WHAT THE TASK ASKS
Wherever a line below holds the word "document", copy that line.

PROVIDED RECORDS
════════
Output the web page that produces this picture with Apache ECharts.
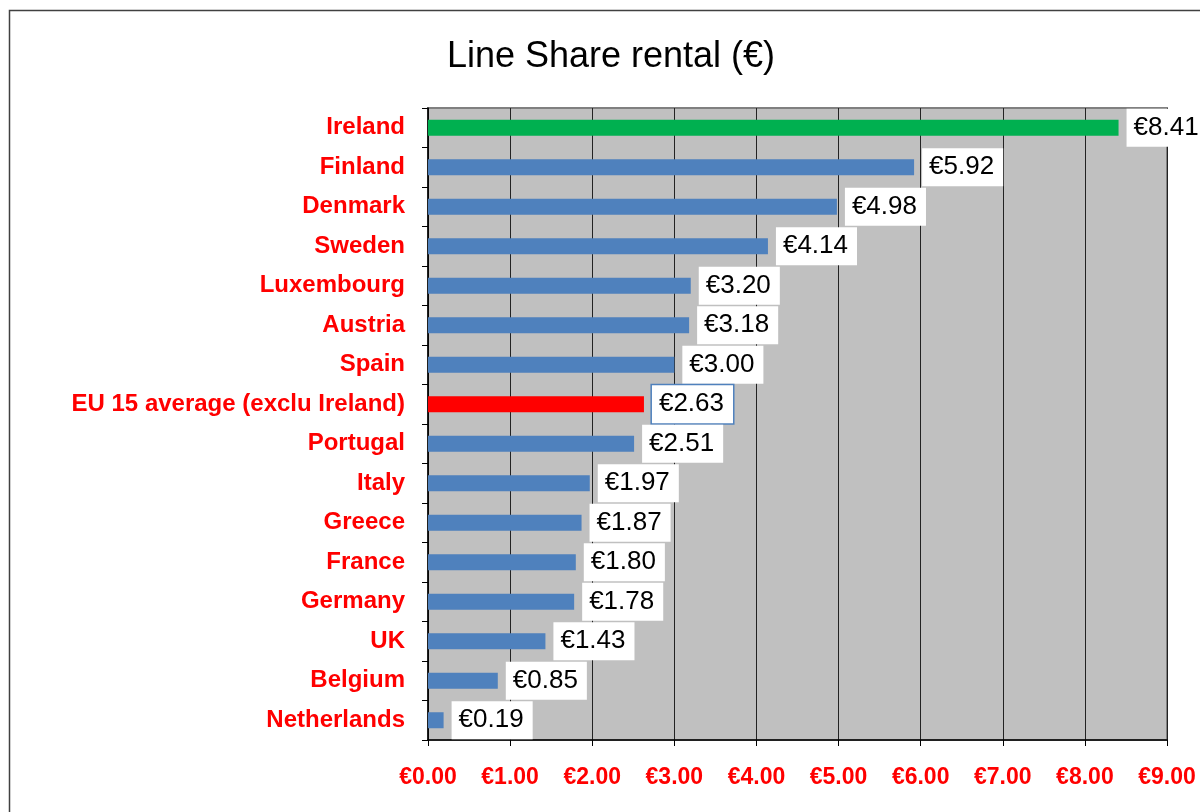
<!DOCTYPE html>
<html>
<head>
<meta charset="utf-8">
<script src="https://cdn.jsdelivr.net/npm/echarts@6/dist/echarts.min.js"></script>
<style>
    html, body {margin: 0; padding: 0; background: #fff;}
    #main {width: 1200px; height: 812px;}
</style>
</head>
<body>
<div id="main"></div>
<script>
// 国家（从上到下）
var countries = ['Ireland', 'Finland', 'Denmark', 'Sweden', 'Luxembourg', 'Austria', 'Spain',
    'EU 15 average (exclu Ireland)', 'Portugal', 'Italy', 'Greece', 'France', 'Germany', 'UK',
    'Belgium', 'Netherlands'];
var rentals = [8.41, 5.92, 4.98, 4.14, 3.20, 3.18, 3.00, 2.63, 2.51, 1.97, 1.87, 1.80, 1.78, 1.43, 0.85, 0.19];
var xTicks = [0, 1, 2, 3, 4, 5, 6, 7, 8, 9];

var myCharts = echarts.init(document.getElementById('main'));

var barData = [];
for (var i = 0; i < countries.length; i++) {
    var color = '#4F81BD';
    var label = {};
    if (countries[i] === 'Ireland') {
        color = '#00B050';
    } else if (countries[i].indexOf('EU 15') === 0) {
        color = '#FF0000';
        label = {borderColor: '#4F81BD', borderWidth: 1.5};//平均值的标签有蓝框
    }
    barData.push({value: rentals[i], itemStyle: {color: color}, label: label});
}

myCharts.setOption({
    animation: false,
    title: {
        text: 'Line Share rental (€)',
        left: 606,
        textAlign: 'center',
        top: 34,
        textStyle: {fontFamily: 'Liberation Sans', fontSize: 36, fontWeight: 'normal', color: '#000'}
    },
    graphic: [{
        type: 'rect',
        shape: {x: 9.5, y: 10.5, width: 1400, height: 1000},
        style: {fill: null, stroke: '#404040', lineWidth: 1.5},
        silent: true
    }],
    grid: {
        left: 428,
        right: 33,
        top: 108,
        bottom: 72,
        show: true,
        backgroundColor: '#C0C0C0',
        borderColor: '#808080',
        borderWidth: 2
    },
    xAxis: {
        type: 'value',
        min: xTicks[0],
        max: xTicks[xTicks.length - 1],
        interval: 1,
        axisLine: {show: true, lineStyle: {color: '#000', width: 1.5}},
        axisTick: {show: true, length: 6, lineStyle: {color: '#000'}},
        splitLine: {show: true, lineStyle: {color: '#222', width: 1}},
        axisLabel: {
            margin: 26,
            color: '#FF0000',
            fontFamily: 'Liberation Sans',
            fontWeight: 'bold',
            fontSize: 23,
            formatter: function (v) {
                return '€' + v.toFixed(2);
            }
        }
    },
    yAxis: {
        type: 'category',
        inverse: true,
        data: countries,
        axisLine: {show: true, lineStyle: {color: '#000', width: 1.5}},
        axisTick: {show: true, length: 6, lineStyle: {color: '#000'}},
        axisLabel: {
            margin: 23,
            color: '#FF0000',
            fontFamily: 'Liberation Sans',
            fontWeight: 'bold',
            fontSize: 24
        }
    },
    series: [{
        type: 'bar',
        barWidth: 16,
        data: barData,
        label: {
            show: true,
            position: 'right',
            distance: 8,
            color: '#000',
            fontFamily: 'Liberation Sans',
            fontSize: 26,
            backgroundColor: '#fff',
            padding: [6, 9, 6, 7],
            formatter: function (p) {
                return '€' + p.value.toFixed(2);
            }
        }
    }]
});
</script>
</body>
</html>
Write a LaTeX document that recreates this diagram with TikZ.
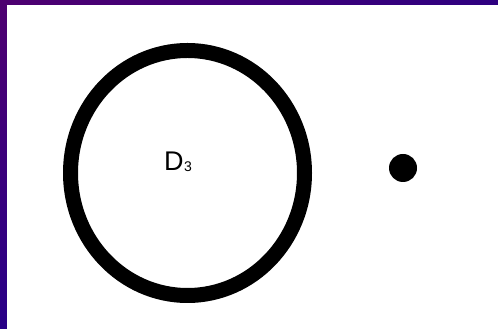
════════
OUTPUT OF THE EXERCISE
var myCharts = echarts.init(document.getElementById('main'));
Write a LaTeX document that recreates this diagram with TikZ.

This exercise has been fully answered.